Thursday, May 7, 2009

Suntec Reit - Strains of recession showing.

Suntec REIT reported gross revenue for 1QFY09 of $64.9 million (+16.0% y-o-y), net property income was $49.2 million(+15.4% y-o-y). Distributable income was $46.4 million(+18.2% y-o-y). DPU for the quarter was 2.918 cents (+15.9% y-o-y).Strains of recession showing. Occupancy came off slightly in 1QFY09 with office occupancy of 97.4%(-2.5% y-o-y) and retail occupancy of 98.8(-0.01% y-o-y)%.

Average rent for leases secured in the quarter was also lower at $9.96 vs 4QFY08 average rent of $11.20. Meanwhile, average rent for expiring leases is $6.64 vs 4QFY08 average rent of $5.42. These indicate that while passing rents are playing catch-up to the spot rates, the gap between passing rent and spot rent is also converging much earlier due to falling spot rates. Retail portfolio average rent registered slight increase from $11.02 in 4QFY08 to $11.05 in 1QFY09.

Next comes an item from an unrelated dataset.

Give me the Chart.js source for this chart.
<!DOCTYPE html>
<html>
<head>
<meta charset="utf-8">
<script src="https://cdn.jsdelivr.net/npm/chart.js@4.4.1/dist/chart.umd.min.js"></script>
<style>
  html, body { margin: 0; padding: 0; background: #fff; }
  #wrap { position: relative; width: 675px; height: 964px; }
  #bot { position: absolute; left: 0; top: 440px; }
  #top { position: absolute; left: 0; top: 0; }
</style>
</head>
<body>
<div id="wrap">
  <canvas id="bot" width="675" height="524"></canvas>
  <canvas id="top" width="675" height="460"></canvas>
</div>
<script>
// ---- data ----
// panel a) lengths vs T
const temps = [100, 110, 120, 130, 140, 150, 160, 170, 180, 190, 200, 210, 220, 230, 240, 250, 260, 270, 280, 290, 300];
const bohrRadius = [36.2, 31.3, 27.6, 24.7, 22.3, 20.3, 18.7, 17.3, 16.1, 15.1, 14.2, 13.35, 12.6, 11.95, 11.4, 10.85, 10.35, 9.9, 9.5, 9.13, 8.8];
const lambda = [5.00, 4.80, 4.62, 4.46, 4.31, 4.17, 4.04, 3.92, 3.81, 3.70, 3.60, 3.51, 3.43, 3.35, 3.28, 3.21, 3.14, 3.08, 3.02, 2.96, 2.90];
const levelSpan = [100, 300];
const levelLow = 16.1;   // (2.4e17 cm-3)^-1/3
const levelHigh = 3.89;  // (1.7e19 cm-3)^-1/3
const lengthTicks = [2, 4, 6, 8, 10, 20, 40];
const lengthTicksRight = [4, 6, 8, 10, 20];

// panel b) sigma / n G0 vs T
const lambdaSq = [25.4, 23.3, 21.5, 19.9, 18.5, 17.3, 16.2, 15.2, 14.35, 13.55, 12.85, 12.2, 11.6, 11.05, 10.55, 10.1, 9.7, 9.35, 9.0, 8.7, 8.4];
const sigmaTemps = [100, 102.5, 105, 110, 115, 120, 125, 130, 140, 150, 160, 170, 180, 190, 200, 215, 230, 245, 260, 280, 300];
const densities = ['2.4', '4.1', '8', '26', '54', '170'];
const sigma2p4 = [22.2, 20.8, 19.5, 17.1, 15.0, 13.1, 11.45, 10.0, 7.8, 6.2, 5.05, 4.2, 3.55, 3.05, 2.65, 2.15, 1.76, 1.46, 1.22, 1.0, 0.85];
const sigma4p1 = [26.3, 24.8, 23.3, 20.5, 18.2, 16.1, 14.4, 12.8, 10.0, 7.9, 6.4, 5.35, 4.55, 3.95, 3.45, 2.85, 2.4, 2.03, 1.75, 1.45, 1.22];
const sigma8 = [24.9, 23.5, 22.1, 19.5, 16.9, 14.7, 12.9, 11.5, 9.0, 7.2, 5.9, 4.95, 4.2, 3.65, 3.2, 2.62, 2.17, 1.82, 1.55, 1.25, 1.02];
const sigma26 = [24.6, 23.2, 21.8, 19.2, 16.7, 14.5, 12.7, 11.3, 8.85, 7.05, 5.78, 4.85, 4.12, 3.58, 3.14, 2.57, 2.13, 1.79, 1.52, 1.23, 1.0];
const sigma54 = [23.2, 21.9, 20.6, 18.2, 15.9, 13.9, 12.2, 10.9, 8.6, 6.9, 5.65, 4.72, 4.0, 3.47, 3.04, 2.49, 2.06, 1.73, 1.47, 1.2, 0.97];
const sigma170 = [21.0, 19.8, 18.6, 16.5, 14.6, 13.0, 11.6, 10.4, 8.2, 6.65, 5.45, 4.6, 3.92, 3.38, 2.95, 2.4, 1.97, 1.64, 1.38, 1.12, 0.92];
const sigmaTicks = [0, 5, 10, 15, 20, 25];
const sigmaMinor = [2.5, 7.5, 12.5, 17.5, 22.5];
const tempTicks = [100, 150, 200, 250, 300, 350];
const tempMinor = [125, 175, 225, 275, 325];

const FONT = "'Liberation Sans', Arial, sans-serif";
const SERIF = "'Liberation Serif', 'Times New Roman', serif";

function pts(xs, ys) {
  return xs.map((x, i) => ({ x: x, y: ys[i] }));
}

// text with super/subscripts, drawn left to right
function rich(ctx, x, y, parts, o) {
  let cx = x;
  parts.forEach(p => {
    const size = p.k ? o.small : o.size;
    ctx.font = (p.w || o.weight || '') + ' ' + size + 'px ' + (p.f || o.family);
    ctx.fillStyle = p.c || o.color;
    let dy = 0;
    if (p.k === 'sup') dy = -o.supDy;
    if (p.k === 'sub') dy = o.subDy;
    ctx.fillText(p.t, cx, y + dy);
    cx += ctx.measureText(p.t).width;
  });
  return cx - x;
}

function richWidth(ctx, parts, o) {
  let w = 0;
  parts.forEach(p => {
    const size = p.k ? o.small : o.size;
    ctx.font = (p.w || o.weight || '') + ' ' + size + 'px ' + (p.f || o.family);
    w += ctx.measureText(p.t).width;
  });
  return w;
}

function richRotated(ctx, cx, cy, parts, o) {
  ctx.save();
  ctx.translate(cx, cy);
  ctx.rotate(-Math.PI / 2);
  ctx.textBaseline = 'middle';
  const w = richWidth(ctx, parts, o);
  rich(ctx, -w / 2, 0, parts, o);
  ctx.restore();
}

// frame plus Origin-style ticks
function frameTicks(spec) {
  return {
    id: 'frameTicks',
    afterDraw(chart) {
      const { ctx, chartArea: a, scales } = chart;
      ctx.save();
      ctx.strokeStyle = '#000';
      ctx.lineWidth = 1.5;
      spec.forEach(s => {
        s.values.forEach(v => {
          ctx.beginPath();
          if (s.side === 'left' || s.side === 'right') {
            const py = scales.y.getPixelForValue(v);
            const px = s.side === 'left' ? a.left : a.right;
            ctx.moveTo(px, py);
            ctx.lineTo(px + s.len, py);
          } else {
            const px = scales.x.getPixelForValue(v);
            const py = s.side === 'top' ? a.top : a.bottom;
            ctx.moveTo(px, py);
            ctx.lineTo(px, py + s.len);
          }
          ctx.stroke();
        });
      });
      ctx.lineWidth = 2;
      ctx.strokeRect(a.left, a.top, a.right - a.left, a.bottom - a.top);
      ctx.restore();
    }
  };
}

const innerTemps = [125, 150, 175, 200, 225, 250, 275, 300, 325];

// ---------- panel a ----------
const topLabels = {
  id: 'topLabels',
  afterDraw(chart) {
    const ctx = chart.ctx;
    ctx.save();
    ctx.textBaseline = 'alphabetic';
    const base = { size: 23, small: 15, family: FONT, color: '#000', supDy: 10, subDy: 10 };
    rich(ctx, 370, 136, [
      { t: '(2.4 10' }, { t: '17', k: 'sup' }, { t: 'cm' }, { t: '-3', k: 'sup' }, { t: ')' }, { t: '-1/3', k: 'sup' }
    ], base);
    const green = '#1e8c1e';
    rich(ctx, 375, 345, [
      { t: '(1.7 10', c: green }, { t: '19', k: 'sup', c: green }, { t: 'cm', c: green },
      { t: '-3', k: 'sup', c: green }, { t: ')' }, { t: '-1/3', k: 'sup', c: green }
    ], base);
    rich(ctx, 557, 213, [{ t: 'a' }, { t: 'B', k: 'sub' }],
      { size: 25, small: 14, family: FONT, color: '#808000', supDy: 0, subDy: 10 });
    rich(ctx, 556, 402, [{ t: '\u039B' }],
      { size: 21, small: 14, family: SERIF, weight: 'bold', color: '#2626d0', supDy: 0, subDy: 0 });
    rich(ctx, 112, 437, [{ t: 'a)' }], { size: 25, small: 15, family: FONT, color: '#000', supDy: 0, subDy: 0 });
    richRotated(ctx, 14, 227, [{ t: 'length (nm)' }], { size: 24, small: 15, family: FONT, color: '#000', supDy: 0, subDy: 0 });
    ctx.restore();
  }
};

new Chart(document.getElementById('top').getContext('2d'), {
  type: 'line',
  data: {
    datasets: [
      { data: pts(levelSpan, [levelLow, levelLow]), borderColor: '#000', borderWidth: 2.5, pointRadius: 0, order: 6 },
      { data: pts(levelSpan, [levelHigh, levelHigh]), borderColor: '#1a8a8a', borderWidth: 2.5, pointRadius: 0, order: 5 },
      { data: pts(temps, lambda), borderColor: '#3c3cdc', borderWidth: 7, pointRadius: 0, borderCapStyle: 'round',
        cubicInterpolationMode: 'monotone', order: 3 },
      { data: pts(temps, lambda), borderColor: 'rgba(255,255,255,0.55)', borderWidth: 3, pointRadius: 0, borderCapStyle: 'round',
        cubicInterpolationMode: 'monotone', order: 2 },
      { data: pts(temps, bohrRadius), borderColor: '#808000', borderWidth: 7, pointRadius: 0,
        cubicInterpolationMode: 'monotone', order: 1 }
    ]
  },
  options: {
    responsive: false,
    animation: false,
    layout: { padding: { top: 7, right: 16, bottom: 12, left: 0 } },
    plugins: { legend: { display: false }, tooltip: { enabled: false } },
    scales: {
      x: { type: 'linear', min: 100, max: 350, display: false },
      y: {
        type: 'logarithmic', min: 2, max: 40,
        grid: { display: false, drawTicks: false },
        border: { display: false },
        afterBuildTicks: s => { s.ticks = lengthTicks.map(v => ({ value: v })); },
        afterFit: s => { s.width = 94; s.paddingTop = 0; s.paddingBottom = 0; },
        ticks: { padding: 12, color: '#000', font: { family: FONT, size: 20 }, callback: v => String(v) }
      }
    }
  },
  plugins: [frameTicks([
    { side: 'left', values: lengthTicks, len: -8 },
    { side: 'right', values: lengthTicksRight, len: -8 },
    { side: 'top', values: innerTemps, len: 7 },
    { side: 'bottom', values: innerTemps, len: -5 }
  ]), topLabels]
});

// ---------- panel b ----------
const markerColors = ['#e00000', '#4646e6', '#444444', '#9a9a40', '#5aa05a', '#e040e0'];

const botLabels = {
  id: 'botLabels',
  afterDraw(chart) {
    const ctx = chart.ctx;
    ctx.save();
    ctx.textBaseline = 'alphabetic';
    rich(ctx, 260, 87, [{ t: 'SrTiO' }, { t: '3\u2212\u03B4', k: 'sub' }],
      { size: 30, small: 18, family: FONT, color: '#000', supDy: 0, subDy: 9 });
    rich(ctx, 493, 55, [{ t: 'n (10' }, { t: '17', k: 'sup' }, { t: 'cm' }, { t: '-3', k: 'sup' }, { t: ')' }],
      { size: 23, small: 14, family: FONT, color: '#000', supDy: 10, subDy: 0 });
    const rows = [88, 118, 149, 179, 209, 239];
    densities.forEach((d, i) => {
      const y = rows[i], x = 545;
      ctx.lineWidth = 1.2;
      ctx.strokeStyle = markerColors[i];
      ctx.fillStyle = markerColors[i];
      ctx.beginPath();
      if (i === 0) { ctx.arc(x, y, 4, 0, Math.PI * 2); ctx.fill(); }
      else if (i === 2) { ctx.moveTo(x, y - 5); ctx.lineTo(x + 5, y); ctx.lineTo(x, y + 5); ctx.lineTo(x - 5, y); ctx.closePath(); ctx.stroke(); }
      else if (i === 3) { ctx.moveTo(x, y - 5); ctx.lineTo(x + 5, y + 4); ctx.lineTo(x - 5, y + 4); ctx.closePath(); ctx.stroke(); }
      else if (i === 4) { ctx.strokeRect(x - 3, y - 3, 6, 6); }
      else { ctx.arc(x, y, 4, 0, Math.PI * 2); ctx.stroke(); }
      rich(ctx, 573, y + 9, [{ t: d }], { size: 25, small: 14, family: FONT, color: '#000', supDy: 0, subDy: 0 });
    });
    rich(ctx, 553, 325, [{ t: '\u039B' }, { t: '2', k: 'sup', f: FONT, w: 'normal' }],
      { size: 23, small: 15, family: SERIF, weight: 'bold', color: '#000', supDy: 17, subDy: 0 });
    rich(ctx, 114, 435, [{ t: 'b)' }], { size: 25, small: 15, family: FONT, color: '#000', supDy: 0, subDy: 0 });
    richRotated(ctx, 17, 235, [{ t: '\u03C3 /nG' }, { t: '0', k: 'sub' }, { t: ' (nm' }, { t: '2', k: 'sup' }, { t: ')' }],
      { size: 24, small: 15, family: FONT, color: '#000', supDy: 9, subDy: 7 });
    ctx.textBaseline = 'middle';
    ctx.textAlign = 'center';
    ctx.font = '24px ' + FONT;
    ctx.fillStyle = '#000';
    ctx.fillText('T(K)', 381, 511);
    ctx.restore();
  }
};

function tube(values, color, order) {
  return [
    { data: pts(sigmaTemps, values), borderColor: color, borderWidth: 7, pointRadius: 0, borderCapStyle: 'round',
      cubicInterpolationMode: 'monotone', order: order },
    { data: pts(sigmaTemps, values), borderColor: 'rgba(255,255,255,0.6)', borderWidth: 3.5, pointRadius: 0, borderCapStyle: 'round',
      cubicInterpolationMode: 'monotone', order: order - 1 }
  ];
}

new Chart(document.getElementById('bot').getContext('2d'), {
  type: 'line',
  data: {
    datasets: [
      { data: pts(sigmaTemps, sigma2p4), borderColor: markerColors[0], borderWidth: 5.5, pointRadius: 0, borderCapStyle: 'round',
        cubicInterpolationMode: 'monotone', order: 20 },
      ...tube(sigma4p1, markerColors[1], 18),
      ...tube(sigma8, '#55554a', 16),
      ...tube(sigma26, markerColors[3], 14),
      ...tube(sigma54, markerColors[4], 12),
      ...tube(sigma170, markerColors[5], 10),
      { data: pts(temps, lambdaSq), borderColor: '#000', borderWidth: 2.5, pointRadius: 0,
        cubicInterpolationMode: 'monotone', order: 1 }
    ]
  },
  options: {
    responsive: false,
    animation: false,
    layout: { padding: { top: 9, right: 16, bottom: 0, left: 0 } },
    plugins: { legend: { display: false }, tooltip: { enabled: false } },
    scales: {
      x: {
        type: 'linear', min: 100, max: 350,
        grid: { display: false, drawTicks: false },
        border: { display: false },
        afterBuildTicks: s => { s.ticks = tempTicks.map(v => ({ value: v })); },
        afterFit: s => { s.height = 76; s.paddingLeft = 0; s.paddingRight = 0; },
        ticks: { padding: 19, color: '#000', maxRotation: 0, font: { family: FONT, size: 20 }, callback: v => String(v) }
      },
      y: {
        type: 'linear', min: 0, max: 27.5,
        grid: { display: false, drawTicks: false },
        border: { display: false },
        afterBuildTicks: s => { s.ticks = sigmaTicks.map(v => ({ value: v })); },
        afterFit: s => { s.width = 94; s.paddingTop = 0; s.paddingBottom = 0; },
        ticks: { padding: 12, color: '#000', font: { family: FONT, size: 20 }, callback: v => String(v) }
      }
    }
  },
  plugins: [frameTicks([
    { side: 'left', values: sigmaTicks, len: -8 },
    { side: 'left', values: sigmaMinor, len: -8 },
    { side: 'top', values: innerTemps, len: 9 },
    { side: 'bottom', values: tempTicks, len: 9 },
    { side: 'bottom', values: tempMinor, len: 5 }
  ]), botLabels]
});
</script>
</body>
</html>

Highlight of the day. Suntec REIT announced refinancing details of its $825 million debt that is maturing this year. $700 million would be refinanced with a 3-year term loan and the other $100 million with a 7-year term loan. All-in interest cost including upfront fees is at a margin of 3.75% on a floating basis. With the refinancing plan in place, the next loan maturity is in 2011 with loan amount of $532.5 million.

The announcement of the refinancing is definitely positive news for Suntec REIT. The ability to secure funding of $825 million at comparatively low interest margin demonstrates the lenders’ confidence in the REIT. Our next concern is the impact of the economy on Suntec REIT. As mentioned earlier, average rents for new leases fell 11% in 1QFY09 from 4QFY08. Approximately 46% of office leases are expiring in 2009 and 2010, which we feel could be subjected to greater rent pressure. We maintain our Hold recommendation with a fair value of $0.69.